### GOAL
Nothing may be dropped or altered: reproduce all the data.

### SOURCE DATA
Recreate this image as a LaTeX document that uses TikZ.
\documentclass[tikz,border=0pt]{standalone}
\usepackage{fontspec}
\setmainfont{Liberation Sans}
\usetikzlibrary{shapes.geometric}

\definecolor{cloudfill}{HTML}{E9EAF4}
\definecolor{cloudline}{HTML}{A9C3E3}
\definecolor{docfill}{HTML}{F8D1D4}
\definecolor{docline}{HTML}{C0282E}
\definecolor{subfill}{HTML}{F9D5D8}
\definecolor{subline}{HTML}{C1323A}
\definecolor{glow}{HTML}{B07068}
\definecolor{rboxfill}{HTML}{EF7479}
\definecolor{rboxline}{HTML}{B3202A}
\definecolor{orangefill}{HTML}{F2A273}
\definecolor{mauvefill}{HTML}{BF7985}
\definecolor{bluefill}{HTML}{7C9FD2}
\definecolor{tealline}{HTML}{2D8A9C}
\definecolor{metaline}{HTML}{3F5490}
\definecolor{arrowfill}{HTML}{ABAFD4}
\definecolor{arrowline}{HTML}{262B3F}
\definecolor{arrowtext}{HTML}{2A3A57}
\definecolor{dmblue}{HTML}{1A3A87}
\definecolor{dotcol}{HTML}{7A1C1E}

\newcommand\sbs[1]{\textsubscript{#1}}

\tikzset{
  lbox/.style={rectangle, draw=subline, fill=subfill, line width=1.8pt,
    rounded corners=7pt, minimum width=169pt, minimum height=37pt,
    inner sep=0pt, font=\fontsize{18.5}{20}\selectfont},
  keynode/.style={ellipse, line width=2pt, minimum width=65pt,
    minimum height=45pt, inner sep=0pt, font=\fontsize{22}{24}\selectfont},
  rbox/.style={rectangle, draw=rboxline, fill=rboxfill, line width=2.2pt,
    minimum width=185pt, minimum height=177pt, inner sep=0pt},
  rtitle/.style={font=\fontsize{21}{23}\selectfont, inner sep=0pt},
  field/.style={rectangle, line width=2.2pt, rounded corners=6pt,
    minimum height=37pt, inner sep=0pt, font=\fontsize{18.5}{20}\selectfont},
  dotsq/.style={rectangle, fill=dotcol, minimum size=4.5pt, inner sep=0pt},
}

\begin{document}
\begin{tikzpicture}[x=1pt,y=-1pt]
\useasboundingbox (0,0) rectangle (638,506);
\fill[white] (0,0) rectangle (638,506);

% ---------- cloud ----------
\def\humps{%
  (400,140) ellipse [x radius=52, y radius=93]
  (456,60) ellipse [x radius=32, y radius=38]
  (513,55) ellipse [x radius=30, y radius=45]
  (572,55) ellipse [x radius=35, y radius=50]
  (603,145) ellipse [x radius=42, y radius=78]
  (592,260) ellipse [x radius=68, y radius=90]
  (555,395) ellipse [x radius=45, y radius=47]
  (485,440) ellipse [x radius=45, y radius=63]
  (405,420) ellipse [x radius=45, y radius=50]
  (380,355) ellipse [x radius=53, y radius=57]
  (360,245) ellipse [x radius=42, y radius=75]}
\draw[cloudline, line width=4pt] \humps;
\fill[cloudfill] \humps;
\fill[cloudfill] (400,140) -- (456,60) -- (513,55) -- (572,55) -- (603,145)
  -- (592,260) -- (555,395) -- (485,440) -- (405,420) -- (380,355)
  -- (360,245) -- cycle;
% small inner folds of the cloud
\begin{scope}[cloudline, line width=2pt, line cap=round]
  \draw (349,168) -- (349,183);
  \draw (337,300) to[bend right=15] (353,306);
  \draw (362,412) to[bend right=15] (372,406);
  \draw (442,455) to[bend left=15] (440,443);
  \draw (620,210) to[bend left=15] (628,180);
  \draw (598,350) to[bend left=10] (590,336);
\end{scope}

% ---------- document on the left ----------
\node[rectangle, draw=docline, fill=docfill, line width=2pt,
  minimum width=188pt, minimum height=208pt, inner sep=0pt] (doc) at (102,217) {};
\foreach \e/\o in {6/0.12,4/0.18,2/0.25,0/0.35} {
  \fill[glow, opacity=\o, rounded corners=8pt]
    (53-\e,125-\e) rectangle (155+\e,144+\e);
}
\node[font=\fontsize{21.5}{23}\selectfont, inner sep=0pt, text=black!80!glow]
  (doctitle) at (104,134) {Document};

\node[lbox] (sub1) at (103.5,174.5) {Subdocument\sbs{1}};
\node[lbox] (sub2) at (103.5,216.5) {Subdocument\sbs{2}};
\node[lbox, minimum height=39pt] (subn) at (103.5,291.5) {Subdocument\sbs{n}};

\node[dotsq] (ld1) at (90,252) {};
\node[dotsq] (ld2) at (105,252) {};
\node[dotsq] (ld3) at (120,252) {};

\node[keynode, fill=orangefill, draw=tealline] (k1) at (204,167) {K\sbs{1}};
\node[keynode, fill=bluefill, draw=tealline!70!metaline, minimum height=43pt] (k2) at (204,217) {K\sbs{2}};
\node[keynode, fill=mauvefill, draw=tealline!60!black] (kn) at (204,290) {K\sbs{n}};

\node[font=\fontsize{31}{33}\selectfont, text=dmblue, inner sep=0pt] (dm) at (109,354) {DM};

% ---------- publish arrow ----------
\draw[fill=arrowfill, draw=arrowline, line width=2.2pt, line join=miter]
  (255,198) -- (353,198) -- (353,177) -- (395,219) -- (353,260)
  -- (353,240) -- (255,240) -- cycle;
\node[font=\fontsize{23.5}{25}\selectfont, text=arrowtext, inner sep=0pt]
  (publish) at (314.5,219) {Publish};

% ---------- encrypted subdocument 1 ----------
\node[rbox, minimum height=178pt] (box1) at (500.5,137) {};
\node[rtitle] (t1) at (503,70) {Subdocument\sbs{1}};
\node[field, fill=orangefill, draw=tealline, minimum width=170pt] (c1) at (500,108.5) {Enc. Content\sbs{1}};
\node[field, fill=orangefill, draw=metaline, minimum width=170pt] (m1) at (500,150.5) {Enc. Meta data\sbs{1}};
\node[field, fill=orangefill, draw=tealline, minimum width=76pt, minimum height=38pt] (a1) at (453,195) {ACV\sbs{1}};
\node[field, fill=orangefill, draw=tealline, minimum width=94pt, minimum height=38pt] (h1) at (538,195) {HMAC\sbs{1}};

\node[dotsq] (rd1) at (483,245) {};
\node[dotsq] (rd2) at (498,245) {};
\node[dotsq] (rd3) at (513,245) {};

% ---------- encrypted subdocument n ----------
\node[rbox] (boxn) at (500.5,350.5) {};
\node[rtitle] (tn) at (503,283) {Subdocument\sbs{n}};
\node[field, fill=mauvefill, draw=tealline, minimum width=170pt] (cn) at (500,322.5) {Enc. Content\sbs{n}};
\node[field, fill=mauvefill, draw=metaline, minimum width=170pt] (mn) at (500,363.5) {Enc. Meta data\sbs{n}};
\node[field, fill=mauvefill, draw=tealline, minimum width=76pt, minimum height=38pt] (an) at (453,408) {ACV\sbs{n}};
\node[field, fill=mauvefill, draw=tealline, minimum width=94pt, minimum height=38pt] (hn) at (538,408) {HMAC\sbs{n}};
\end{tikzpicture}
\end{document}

### EXERCISE ANSWER
Recreate this image as a LaTeX document that uses TikZ.
\documentclass[tikz,border=0pt]{standalone}
\usepackage{fontspec}
\setmainfont{Liberation Sans}
\usetikzlibrary{shapes.geometric}

\definecolor{cloudfill}{HTML}{E9EAF4}
\definecolor{cloudline}{HTML}{A9C3E3}
\definecolor{docfill}{HTML}{F8D1D4}
\definecolor{docline}{HTML}{C0282E}
\definecolor{subfill}{HTML}{F9D5D8}
\definecolor{subline}{HTML}{C1323A}
\definecolor{glow}{HTML}{B07068}
\definecolor{rboxfill}{HTML}{EF7479}
\definecolor{rboxline}{HTML}{B3202A}
\definecolor{orangefill}{HTML}{F2A273}
\definecolor{mauvefill}{HTML}{BF7985}
\definecolor{bluefill}{HTML}{7C9FD2}
\definecolor{tealline}{HTML}{2D8A9C}
\definecolor{metaline}{HTML}{3F5490}
\definecolor{arrowfill}{HTML}{ABAFD4}
\definecolor{arrowline}{HTML}{262B3F}
\definecolor{arrowtext}{HTML}{2A3A57}
\definecolor{dmblue}{HTML}{1A3A87}
\definecolor{dotcol}{HTML}{7A1C1E}

\newcommand\sbs[1]{\textsubscript{#1}}

\tikzset{
  lbox/.style={rectangle, draw=subline, fill=subfill, line width=1.8pt,
    rounded corners=7pt, minimum width=169pt, minimum height=37pt,
    inner sep=0pt, font=\fontsize{18.5}{20}\selectfont},
  keynode/.style={ellipse, line width=2pt, minimum width=65pt,
    minimum height=45pt, inner sep=0pt, font=\fontsize{22}{24}\selectfont},
  rbox/.style={rectangle, draw=rboxline, fill=rboxfill, line width=2.2pt,
    minimum width=185pt, minimum height=177pt, inner sep=0pt},
  rtitle/.style={font=\fontsize{21}{23}\selectfont, inner sep=0pt},
  field/.style={rectangle, line width=2.2pt, rounded corners=6pt,
    minimum height=37pt, inner sep=0pt, font=\fontsize{18.5}{20}\selectfont},
  dotsq/.style={rectangle, fill=dotcol, minimum size=4.5pt, inner sep=0pt},
}

\begin{document}
\begin{tikzpicture}[x=1pt,y=-1pt]
\useasboundingbox (0,0) rectangle (638,506);
\fill[white] (0,0) rectangle (638,506);

% ---------- cloud ----------
\def\humps{%
  (400,140) ellipse [x radius=52, y radius=93]
  (456,60) ellipse [x radius=32, y radius=38]
  (513,55) ellipse [x radius=30, y radius=45]
  (572,55) ellipse [x radius=35, y radius=50]
  (603,145) ellipse [x radius=42, y radius=78]
  (592,260) ellipse [x radius=68, y radius=90]
  (555,395) ellipse [x radius=45, y radius=47]
  (485,440) ellipse [x radius=45, y radius=63]
  (405,420) ellipse [x radius=45, y radius=50]
  (380,355) ellipse [x radius=53, y radius=57]
  (360,245) ellipse [x radius=42, y radius=75]}
\draw[cloudline, line width=4pt] \humps;
\fill[cloudfill] \humps;
\fill[cloudfill] (400,140) -- (456,60) -- (513,55) -- (572,55) -- (603,145)
  -- (592,260) -- (555,395) -- (485,440) -- (405,420) -- (380,355)
  -- (360,245) -- cycle;
% small inner folds of the cloud
\begin{scope}[cloudline, line width=2pt, line cap=round]
  \draw (349,168) -- (349,183);
  \draw (337,300) to[bend right=15] (353,306);
  \draw (362,412) to[bend right=15] (372,406);
  \draw (442,455) to[bend left=15] (440,443);
  \draw (620,210) to[bend left=15] (628,180);
  \draw (598,350) to[bend left=10] (590,336);
\end{scope}

% ---------- document on the left ----------
\node[rectangle, draw=docline, fill=docfill, line width=2pt,
  minimum width=188pt, minimum height=208pt, inner sep=0pt] (doc) at (102,217) {};
\foreach \e/\o in {6/0.12,4/0.18,2/0.25,0/0.35} {
  \fill[glow, opacity=\o, rounded corners=8pt]
    (53-\e,125-\e) rectangle (155+\e,144+\e);
}
\node[font=\fontsize{21.5}{23}\selectfont, inner sep=0pt, text=black!80!glow]
  (doctitle) at (104,134) {Document};

\node[lbox] (sub1) at (103.5,174.5) {Subdocument\sbs{1}};
\node[lbox] (sub2) at (103.5,216.5) {Subdocument\sbs{2}};
\node[lbox, minimum height=39pt] (subn) at (103.5,291.5) {Subdocument\sbs{n}};

\node[dotsq] (ld1) at (90,252) {};
\node[dotsq] (ld2) at (105,252) {};
\node[dotsq] (ld3) at (120,252) {};

\node[keynode, fill=orangefill, draw=tealline] (k1) at (204,167) {K\sbs{1}};
\node[keynode, fill=bluefill, draw=tealline!70!metaline, minimum height=43pt] (k2) at (204,217) {K\sbs{2}};
\node[keynode, fill=mauvefill, draw=tealline!60!black] (kn) at (204,290) {K\sbs{n}};

\node[font=\fontsize{31}{33}\selectfont, text=dmblue, inner sep=0pt] (dm) at (109,354) {DM};

% ---------- publish arrow ----------
\draw[fill=arrowfill, draw=arrowline, line width=2.2pt, line join=miter]
  (255,198) -- (353,198) -- (353,177) -- (395,219) -- (353,260)
  -- (353,240) -- (255,240) -- cycle;
\node[font=\fontsize{23.5}{25}\selectfont, text=arrowtext, inner sep=0pt]
  (publish) at (314.5,219) {Publish};

% ---------- encrypted subdocument 1 ----------
\node[rbox, minimum height=178pt] (box1) at (500.5,137) {};
\node[rtitle] (t1) at (503,70) {Subdocument\sbs{1}};
\node[field, fill=orangefill, draw=tealline, minimum width=170pt] (c1) at (500,108.5) {Enc. Content\sbs{1}};
\node[field, fill=orangefill, draw=metaline, minimum width=170pt] (m1) at (500,150.5) {Enc. Meta data\sbs{1}};
\node[field, fill=orangefill, draw=tealline, minimum width=76pt, minimum height=38pt] (a1) at (453,195) {ACV\sbs{1}};
\node[field, fill=orangefill, draw=tealline, minimum width=94pt, minimum height=38pt] (h1) at (538,195) {HMAC\sbs{1}};

\node[dotsq] (rd1) at (483,245) {};
\node[dotsq] (rd2) at (498,245) {};
\node[dotsq] (rd3) at (513,245) {};

% ---------- encrypted subdocument n ----------
\node[rbox] (boxn) at (500.5,350.5) {};
\node[rtitle] (tn) at (503,283) {Subdocument\sbs{n}};
\node[field, fill=mauvefill, draw=tealline, minimum width=170pt] (cn) at (500,322.5) {Enc. Content\sbs{n}};
\node[field, fill=mauvefill, draw=metaline, minimum width=170pt] (mn) at (500,363.5) {Enc. Meta data\sbs{n}};
\node[field, fill=mauvefill, draw=tealline, minimum width=76pt, minimum height=38pt] (an) at (453,408) {ACV\sbs{n}};
\node[field, fill=mauvefill, draw=tealline, minimum width=94pt, minimum height=38pt] (hn) at (538,408) {HMAC\sbs{n}};
\end{tikzpicture}
\end{document}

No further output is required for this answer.